La chaîne Téléfoot, montée par Mediapro, s'était arrêtée en février 2021 après le refus de sa société mère d'honorer l'intégralité de son contrat de droits TV conclu avec la Ligue de football professionnel (LFP). Placée en liquidation judiciaire au mois d'octobre, la société avait alors procédé à des licenciements pour motif économique en ce qui concerne ses salariés en CDI. Mais pour les pigistes, la collaboration s'était brutalement arrêtée et n'avait donné lieu à aucune compensation.

Pas de contrats écrits

Mais les plaignants ont fait valoir qu'ils n'avaient signé aucun contrat à l'occasion de leurs collaborations ponctuelles. Or, quand aucun écrit n'est transmis par l'employeur à son salarié dans un délai de deux jours ouvrables, un contrat est "réputé conclu pour une durée indéterminée". Ce que le conseil des prud'hommes a convenu, bien que Mediapro se soit défendu en expliquant avoir été mis en difficulté sur le plan organisationnel par la pandémie de Covid-19. Les mandataires de la société ont notamment expliqué qu'il manquait un service de Ressources humaines au début de l'activité.

Cette première décision des juges a entraîné les suivantes, en ouvrant droit à des indemnités de requalification et de licenciement sans cause réelle et sérieuse.

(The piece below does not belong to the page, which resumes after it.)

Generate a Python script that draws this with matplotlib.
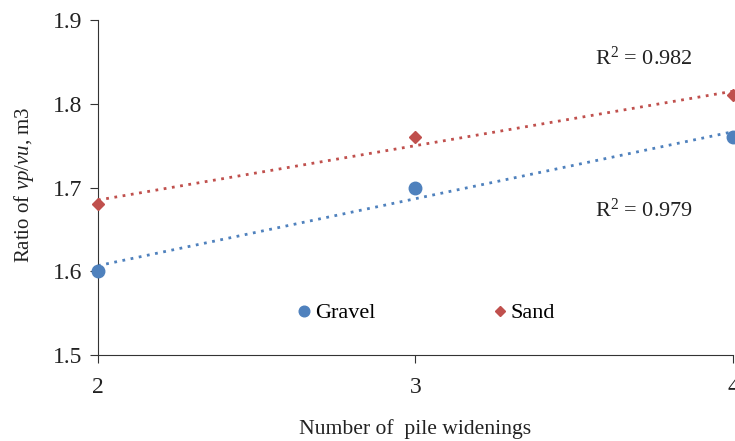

En principe, ces pigistes auraient dû être concernés par un licenciement économique et par conséquent bénéficier des conditions du plan de sauvegarde de l'emploi (PSE) mis en place par Mediapro. Les procédures n'ayant pas été respectées, des dommages-intérêts ont été fixés pour la perte de ces opportunités liées au PSE (le plan incluait un congé rémunéré de reclassement de neuf à douze mois et des financements de formation). Le calcul de ce dédommagement supplémentaire tient compte d'indemnités confidentielles que des salariés en CDI ont pu conclure avec Mediapro dans le cadre de leur licenciement économique.

Le fiasco Mediapro avait provoqué une immense crise au sein du football français, qui avait vendu 80% des droits TV de la Ligue 1 et de la Ligue 2 au groupe sino-espagnol pour 800 millions d'euros annuels sur la période 2020-2024. Les lots abandonnés avaient été rachetés à prix cassés par Canal+ et Amazon.